Satisfy the travellers with your stories and you unlock their next chapter, in the process acquiring a ‘true’ story from them – which is what the game places the most value in. Truth is understood to come from hardship, from the cries of those who struggle the most, who face prejudice, pain, and death. Each region has its own archetype that plays up to this: in North Carolina it is the thirsty cotton pickers, in New York it is unemployed immigrants, in New Mexico it is the aging curandera. There are also miners, Great War veterans, ragtime entertainers, travelling salesmen, and busboys.

Where the Water Tastes Like Wine

Beyond that, women, orphans, hobos, and people of colour are given the spotlight among the 16 travellers you seek out – based on people who are either pivotal to or ignored by American history. Wisely, individual writers for each character who match their gender, race, or experience have been brought in. Even more heartening is that the number of authors doesn’t result in inconsistency – the writing throughout is insightful, characterful, and true to the region, honouring local dialects and slang. The music also matches each region – Louisiana gets a blues harmonica, for example, while Texas is soundtracked by a flatpick guitar. The touches of magical realism add further flavour to your travels: talking crows, undead horsemen, and winged goats seen sipping from a stream.

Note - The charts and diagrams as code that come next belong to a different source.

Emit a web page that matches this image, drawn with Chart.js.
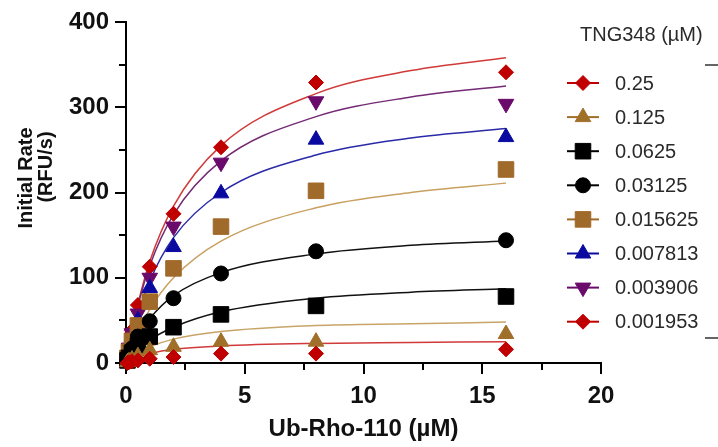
<!DOCTYPE html>
<html>
<head>
<meta charset="utf-8">
<title>Ub-Rho-110 kinetics</title>
<script src="https://cdn.jsdelivr.net/npm/chart.js@4.4.1/dist/chart.umd.min.js"></script>
<style>
    html, body { margin: 0; padding: 0; background: #fff; }
    #wrap { position: relative; width: 718px; height: 447px; }
</style>
</head>
<body>
<div id="wrap"><canvas id="chart"></canvas></div>
<script>
'use strict';

// Ub-Rho-110 concentrations (µM) of the measured points
const substrate = [0.0625, 0.125, 0.25, 0.5, 1, 2, 4, 8, 16];
const fitX = [0, 0.25, 0.5, 1, 2, 4, 8, 12, 16];

// TNG348 concentrations (µM), legend order
const inhibitor = ['0.25', '0.125', '0.0625', '0.03125', '0.015625', '0.007813', '0.003906', '0.001953'];

// initial rates (RFU/s)
const rate_0_25     = [0, 1, 2, 3, 5, 7, 11, 11, 16];
const rate_0_125    = [1, 2, 4, 8, 15, 19, 25, 25, 34];
const rate_0_0625   = [3, 6, 12, 20, 31, 42, 57, 67, 78];
const rate_0_03125  = [4, 9, 17, 31, 49, 76, 105, 131, 144];
const rate_0_015625 = [6, 13, 26, 44, 72, 111, 160, 202, 227];
const rate_0_007813 = [8, 15, 30, 50, 88, 136, 199, 262, 265];
const rate_0_003906 = [9, 18, 35, 58, 100, 160, 235, 307, 304];
const rate_0_001953 = [10, 20, 38, 68, 113, 175, 253, 329, 341];

// fitted curves at fitX
const fit_0_25     = [0, 4, 7, 11, 16, 20, 23, 24, 25];
const fit_0_125    = [0, 7, 12, 19, 28, 37, 44, 46, 48];
const fit_0_0625   = [0, 8, 15, 27, 42, 60, 76, 83, 87];
const fit_0_03125  = [0, 17, 31, 52, 79, 106, 128, 138, 143];
const fit_0_015625 = [0, 19, 36, 63, 100, 143, 182, 200, 211];
const fit_0_007813 = [0, 31, 56, 96, 147, 200, 244, 264, 275];
const fit_0_003906 = [0, 37, 67, 114, 174, 237, 289, 312, 325];
const fit_0_001953 = [0, 38, 69, 119, 184, 255, 316, 343, 358];

const xTicks = [0, 5, 10, 15, 20];
const yTicks = [0, 100, 200, 300, 400];
const xMinor = [2.5, 7.5, 12.5, 17.5];
const yMinor = [50, 150, 250, 350];

const FONT = '"Liberation Sans", Arial, sans-serif';

const series = [
    {rates: rate_0_25,     fit: fit_0_25,     color: '#c00000', line: '#d03a3a', style: 'rectRot',  radius: 7.5, rot: 0},
    {rates: rate_0_125,    fit: fit_0_125,    color: '#a0702a', line: '#c8a468', style: 'triangle', radius: 9,   rot: 0},
    {rates: rate_0_0625,   fit: fit_0_0625,   color: '#000000', line: '#111111', style: 'rect',     radius: 11,  rot: 0},
    {rates: rate_0_03125,  fit: fit_0_03125,  color: '#000000', line: '#111111', style: 'circle',   radius: 7.5, rot: 0},
    {rates: rate_0_015625, fit: fit_0_015625, color: '#a06a2a', line: '#c8a060', style: 'rect',     radius: 11,  rot: 0},
    {rates: rate_0_007813, fit: fit_0_007813, color: '#0a0aa0', line: '#2a2aa8', style: 'triangle', radius: 9,   rot: 0},
    {rates: rate_0_003906, fit: fit_0_003906, color: '#6a0a6a', line: '#742a74', style: 'triangle', radius: 9,   rot: 180},
    {rates: rate_0_001953, fit: fit_0_001953, color: '#c00000', line: '#d03a3a', style: 'rectRot',  radius: 7.5, rot: 0}
];

function buildDatasets() {
    let sets = [];
    series.forEach((s, i) => {
        sets.push({
            label: inhibitor[i] + ' fit',
            data: fitX.map((x, k) => ({x: x, y: s.fit[k]})),
            showLine: true,
            borderColor: s.line,
            borderWidth: 1.5,
            pointRadius: 0,
            cubicInterpolationMode: 'monotone',
            fill: false,
            order: 2
        });
        sets.push({
            label: inhibitor[i],
            data: substrate.map((x, k) => ({x: x, y: s.rates[k]})),
            showLine: false,
            pointStyle: s.style,
            pointRadius: s.radius,
            pointRotation: s.rot,
            backgroundColor: s.color,
            borderColor: s.color,
            borderWidth: 1,
            clip: false,
            order: 1
        });
    });
    return sets;
}

// minor ticks, y title, legend
const decorations = {
    id: 'decorations',
    beforeDraw(chart) {
        const ctx = chart.ctx;
        ctx.save();
        ctx.fillStyle = '#fff';
        ctx.fillRect(0, 0, chart.width, chart.height);
        ctx.restore();
    },
    afterDraw(chart) {
        const ctx = chart.ctx;
        const xs = chart.scales.x, ys = chart.scales.y;
        const bottom = chart.chartArea.bottom, left = chart.chartArea.left;
        ctx.save();
        ctx.strokeStyle = '#000';
        ctx.lineWidth = 2;
        ctx.beginPath();
        xMinor.forEach(v => {
            const px = Math.round(xs.getPixelForValue(v));
            ctx.moveTo(px, bottom);
            ctx.lineTo(px, bottom + 7);
        });
        yMinor.forEach(v => {
            const py = Math.round(ys.getPixelForValue(v));
            ctx.moveTo(left, py);
            ctx.lineTo(left - 7, py);
        });
        ctx.stroke();

        // y axis title, two lines
        ctx.fillStyle = '#111';
        ctx.font = 'bold 20px ' + FONT;
        ctx.textAlign = 'center';
        ctx.textBaseline = 'middle';
        ctx.save();
        ctx.translate(26, 178);
        ctx.rotate(-Math.PI / 2);
        ctx.fillText('Initial Rate', 0, 0);
        ctx.restore();
        ctx.save();
        ctx.translate(46, 167);
        ctx.rotate(-Math.PI / 2);
        ctx.fillText('(RFU/s)', 0, 0);
        ctx.restore();

        // legend
        ctx.fillStyle = '#2a2a2a';
        ctx.font = '20px ' + FONT;
        ctx.textAlign = 'left';
        ctx.fillText('TNG348 (µM)', 580, 35);
        series.forEach((s, i) => {
            const y = 83 + i * 34.1;
            ctx.strokeStyle = s.color;
            ctx.lineWidth = 2;
            ctx.beginPath();
            ctx.moveTo(567, y);
            ctx.lineTo(599, y);
            ctx.stroke();
            ctx.fillStyle = s.color;
            ctx.strokeStyle = s.color;
            ctx.lineWidth = 1;
            Chart.helpers.drawPoint(ctx, {pointStyle: s.style, radius: s.radius, rotation: s.rot, borderWidth: 1}, 583, y);
            ctx.fillStyle = '#2a2a2a';
            ctx.fillText(inhibitor[i], 615, y + 1);
        });

        // bracket ends on the right edge
        ctx.strokeStyle = '#333';
        ctx.lineWidth = 1.5;
        ctx.beginPath();
        ctx.moveTo(705, 65);
        ctx.lineTo(718, 65);
        ctx.moveTo(705, 338);
        ctx.lineTo(718, 338);
        ctx.stroke();
        ctx.restore();
    }
};

const tickFont = {family: FONT, size: 24, weight: 'bold'};
const axisGrid = {drawOnChartArea: false, drawTicks: true, tickLength: 11, lineWidth: 2, tickWidth: 2, color: '#000', tickColor: '#000'};

new Chart(document.getElementById('chart'), {
    type: 'scatter',
    data: {datasets: buildDatasets()},
    options: {
        responsive: true,
        maintainAspectRatio: false,
        animation: false,
        devicePixelRatio: 1,
        layout: {padding: {left: 0, right: 117, top: 22, bottom: 0}},
        plugins: {
            legend: {display: false},
            tooltip: {enabled: false}
        },
        scales: {
            x: {
                type: 'linear',
                min: 0,
                max: 20,
                afterBuildTicks: (scale) => { scale.ticks = xTicks.map(v => ({value: v})); },
                afterFit: (scale) => { scale.height = 84; },
                ticks: {font: tickFont, color: '#111', padding: 8},
                grid: axisGrid,
                border: {display: true, color: '#000', width: 2},
                title: {
                    display: true,
                    text: 'Ub-Rho-110 (µM)',
                    color: '#111',
                    font: {family: FONT, size: 24, weight: 'bold'},
                    padding: {top: 0, bottom: 3}
                }
            },
            y: {
                type: 'linear',
                min: 0,
                max: 400,
                afterBuildTicks: (scale) => { scale.ticks = yTicks.map(v => ({value: v})); },
                afterFit: (scale) => { scale.width = 126; },
                ticks: {font: tickFont, color: '#111', padding: 6},
                grid: axisGrid,
                border: {display: true, color: '#000', width: 2}
            }
        }
    },
    plugins: [decorations]
});
</script>
</body>
</html>
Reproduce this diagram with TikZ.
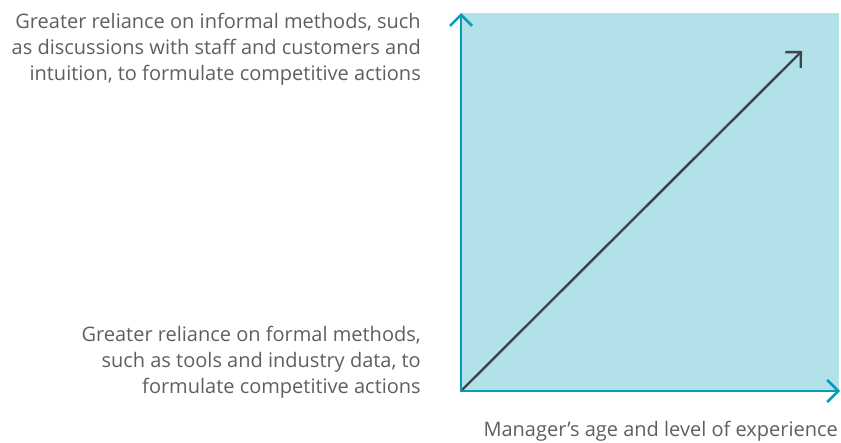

Despite the consistency on show there are still occasional jarring moments. In one instance, I travelled from the Dust Bowl (representing the Great Depression of the 1930s) and into California where a 1960s flower child greeted me – a change in era and theme without transition. There is also a chug in performance as the game loads new regions of the map. This was especially noticeable during a couple of tedious moments when I exhausted a state of its stories and had to walk a great distance to find more – there being no nearby trains to hop on or roads on which to hitchhike.

Where the Water Tastes Like Wine

What this does highlight, though, is that the game’s stories kept me hungry for new tales. They are all united by themes of travel, roots music, and the impossibility of the American Dream. Which is pertinent given that the game offers a thorough examination of the events that shaped ‘The Land of the Free’. Throughout, you are encouraged to put a question mark at the end of that term. You might even be driven to scoff at it when applied to modern-day America.

Where the Water Tastes Like Wine is a different kind of narrative game, then. Rather than telling a singular story, it is an anthology. Above all, it is interested in downtrodden people and their tragedies and triumphs. It has you sit with them and talk to them, rather than form an impression by exploring the rooms and objects that someone has left behind.